• [Listing]:
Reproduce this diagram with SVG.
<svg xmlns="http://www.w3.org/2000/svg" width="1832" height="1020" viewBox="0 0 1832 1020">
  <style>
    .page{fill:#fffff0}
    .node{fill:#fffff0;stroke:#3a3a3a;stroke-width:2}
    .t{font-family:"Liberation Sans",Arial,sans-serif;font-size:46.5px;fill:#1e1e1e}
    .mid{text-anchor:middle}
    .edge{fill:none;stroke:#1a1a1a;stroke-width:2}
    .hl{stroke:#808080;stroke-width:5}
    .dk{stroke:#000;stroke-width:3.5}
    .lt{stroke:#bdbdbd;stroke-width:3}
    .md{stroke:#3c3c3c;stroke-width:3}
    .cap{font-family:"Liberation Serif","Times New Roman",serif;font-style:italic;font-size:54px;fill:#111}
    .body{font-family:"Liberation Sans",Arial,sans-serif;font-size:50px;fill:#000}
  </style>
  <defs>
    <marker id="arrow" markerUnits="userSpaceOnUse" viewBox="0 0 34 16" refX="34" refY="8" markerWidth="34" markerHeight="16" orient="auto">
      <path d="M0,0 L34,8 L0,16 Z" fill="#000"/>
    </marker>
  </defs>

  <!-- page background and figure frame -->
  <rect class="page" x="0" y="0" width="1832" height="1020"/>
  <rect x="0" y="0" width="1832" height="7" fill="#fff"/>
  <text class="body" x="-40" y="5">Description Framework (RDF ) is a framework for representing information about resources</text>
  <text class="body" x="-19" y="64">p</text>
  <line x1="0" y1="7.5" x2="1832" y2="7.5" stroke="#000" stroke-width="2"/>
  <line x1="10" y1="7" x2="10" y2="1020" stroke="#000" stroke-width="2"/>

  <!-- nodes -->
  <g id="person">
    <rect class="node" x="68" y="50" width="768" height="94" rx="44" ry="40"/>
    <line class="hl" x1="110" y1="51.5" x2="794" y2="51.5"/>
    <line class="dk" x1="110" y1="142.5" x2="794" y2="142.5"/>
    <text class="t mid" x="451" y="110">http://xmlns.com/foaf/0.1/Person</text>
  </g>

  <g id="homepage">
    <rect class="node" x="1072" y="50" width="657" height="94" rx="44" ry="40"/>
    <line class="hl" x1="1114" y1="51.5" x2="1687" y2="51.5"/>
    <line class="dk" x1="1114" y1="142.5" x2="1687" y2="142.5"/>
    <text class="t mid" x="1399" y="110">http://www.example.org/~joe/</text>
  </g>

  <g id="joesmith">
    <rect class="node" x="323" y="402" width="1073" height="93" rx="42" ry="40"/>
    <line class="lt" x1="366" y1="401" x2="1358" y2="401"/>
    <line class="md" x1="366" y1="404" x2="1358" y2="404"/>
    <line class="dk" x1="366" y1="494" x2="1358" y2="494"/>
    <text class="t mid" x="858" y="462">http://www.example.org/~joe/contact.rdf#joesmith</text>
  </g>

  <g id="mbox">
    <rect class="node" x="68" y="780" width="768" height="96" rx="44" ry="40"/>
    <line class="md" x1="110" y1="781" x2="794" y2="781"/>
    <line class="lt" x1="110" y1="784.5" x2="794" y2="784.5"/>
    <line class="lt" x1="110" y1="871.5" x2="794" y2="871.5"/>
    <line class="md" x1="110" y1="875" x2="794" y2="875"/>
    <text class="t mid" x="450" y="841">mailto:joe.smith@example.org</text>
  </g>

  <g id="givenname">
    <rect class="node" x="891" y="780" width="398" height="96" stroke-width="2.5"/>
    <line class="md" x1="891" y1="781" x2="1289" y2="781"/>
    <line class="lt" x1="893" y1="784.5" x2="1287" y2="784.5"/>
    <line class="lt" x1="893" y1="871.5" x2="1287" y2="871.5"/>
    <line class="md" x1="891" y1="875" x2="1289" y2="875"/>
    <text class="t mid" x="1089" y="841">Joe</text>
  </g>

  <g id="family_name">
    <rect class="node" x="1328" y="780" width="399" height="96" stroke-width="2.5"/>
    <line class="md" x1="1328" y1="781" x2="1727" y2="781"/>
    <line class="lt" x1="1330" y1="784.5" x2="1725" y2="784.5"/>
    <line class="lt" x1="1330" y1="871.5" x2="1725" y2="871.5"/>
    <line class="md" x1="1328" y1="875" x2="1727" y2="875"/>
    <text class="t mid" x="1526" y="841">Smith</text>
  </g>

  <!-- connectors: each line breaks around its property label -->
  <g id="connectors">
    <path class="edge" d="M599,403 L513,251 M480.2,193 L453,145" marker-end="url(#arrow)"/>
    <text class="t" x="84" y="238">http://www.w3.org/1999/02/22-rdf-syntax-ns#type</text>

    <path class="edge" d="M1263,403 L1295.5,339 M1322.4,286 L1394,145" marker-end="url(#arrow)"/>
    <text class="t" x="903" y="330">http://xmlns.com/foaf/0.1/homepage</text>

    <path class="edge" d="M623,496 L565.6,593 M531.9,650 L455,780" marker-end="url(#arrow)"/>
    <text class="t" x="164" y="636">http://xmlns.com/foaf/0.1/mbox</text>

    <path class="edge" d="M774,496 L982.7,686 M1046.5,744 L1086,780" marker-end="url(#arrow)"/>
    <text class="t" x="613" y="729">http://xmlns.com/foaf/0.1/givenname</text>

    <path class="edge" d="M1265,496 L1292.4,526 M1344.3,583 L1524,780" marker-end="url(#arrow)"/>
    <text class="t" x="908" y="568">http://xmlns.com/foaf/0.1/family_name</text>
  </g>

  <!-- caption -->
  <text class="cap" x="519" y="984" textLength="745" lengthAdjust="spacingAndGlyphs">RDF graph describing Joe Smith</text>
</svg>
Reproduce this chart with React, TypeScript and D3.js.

• [The request]: Please output the entire listing exactly as it stands.

• [Answer to this task]:
Reproduce this diagram with SVG.
<svg xmlns="http://www.w3.org/2000/svg" width="1832" height="1020" viewBox="0 0 1832 1020">
  <style>
    .page{fill:#fffff0}
    .node{fill:#fffff0;stroke:#3a3a3a;stroke-width:2}
    .t{font-family:"Liberation Sans",Arial,sans-serif;font-size:46.5px;fill:#1e1e1e}
    .mid{text-anchor:middle}
    .edge{fill:none;stroke:#1a1a1a;stroke-width:2}
    .hl{stroke:#808080;stroke-width:5}
    .dk{stroke:#000;stroke-width:3.5}
    .lt{stroke:#bdbdbd;stroke-width:3}
    .md{stroke:#3c3c3c;stroke-width:3}
    .cap{font-family:"Liberation Serif","Times New Roman",serif;font-style:italic;font-size:54px;fill:#111}
    .body{font-family:"Liberation Sans",Arial,sans-serif;font-size:50px;fill:#000}
  </style>
  <defs>
    <marker id="arrow" markerUnits="userSpaceOnUse" viewBox="0 0 34 16" refX="34" refY="8" markerWidth="34" markerHeight="16" orient="auto">
      <path d="M0,0 L34,8 L0,16 Z" fill="#000"/>
    </marker>
  </defs>

  <!-- page background and figure frame -->
  <rect class="page" x="0" y="0" width="1832" height="1020"/>
  <rect x="0" y="0" width="1832" height="7" fill="#fff"/>
  <text class="body" x="-40" y="5">Description Framework (RDF ) is a framework for representing information about resources</text>
  <text class="body" x="-19" y="64">p</text>
  <line x1="0" y1="7.5" x2="1832" y2="7.5" stroke="#000" stroke-width="2"/>
  <line x1="10" y1="7" x2="10" y2="1020" stroke="#000" stroke-width="2"/>

  <!-- nodes -->
  <g id="person">
    <rect class="node" x="68" y="50" width="768" height="94" rx="44" ry="40"/>
    <line class="hl" x1="110" y1="51.5" x2="794" y2="51.5"/>
    <line class="dk" x1="110" y1="142.5" x2="794" y2="142.5"/>
    <text class="t mid" x="451" y="110">http://xmlns.com/foaf/0.1/Person</text>
  </g>

  <g id="homepage">
    <rect class="node" x="1072" y="50" width="657" height="94" rx="44" ry="40"/>
    <line class="hl" x1="1114" y1="51.5" x2="1687" y2="51.5"/>
    <line class="dk" x1="1114" y1="142.5" x2="1687" y2="142.5"/>
    <text class="t mid" x="1399" y="110">http://www.example.org/~joe/</text>
  </g>

  <g id="joesmith">
    <rect class="node" x="323" y="402" width="1073" height="93" rx="42" ry="40"/>
    <line class="lt" x1="366" y1="401" x2="1358" y2="401"/>
    <line class="md" x1="366" y1="404" x2="1358" y2="404"/>
    <line class="dk" x1="366" y1="494" x2="1358" y2="494"/>
    <text class="t mid" x="858" y="462">http://www.example.org/~joe/contact.rdf#joesmith</text>
  </g>

  <g id="mbox">
    <rect class="node" x="68" y="780" width="768" height="96" rx="44" ry="40"/>
    <line class="md" x1="110" y1="781" x2="794" y2="781"/>
    <line class="lt" x1="110" y1="784.5" x2="794" y2="784.5"/>
    <line class="lt" x1="110" y1="871.5" x2="794" y2="871.5"/>
    <line class="md" x1="110" y1="875" x2="794" y2="875"/>
    <text class="t mid" x="450" y="841">mailto:joe.smith@example.org</text>
  </g>

  <g id="givenname">
    <rect class="node" x="891" y="780" width="398" height="96" stroke-width="2.5"/>
    <line class="md" x1="891" y1="781" x2="1289" y2="781"/>
    <line class="lt" x1="893" y1="784.5" x2="1287" y2="784.5"/>
    <line class="lt" x1="893" y1="871.5" x2="1287" y2="871.5"/>
    <line class="md" x1="891" y1="875" x2="1289" y2="875"/>
    <text class="t mid" x="1089" y="841">Joe</text>
  </g>

  <g id="family_name">
    <rect class="node" x="1328" y="780" width="399" height="96" stroke-width="2.5"/>
    <line class="md" x1="1328" y1="781" x2="1727" y2="781"/>
    <line class="lt" x1="1330" y1="784.5" x2="1725" y2="784.5"/>
    <line class="lt" x1="1330" y1="871.5" x2="1725" y2="871.5"/>
    <line class="md" x1="1328" y1="875" x2="1727" y2="875"/>
    <text class="t mid" x="1526" y="841">Smith</text>
  </g>

  <!-- connectors: each line breaks around its property label -->
  <g id="connectors">
    <path class="edge" d="M599,403 L513,251 M480.2,193 L453,145" marker-end="url(#arrow)"/>
    <text class="t" x="84" y="238">http://www.w3.org/1999/02/22-rdf-syntax-ns#type</text>

    <path class="edge" d="M1263,403 L1295.5,339 M1322.4,286 L1394,145" marker-end="url(#arrow)"/>
    <text class="t" x="903" y="330">http://xmlns.com/foaf/0.1/homepage</text>

    <path class="edge" d="M623,496 L565.6,593 M531.9,650 L455,780" marker-end="url(#arrow)"/>
    <text class="t" x="164" y="636">http://xmlns.com/foaf/0.1/mbox</text>

    <path class="edge" d="M774,496 L982.7,686 M1046.5,744 L1086,780" marker-end="url(#arrow)"/>
    <text class="t" x="613" y="729">http://xmlns.com/foaf/0.1/givenname</text>

    <path class="edge" d="M1265,496 L1292.4,526 M1344.3,583 L1524,780" marker-end="url(#arrow)"/>
    <text class="t" x="908" y="568">http://xmlns.com/foaf/0.1/family_name</text>
  </g>

  <!-- caption -->
  <text class="cap" x="519" y="984" textLength="745" lengthAdjust="spacingAndGlyphs">RDF graph describing Joe Smith</text>
</svg>
Reproduce this chart with React, TypeScript and D3.js.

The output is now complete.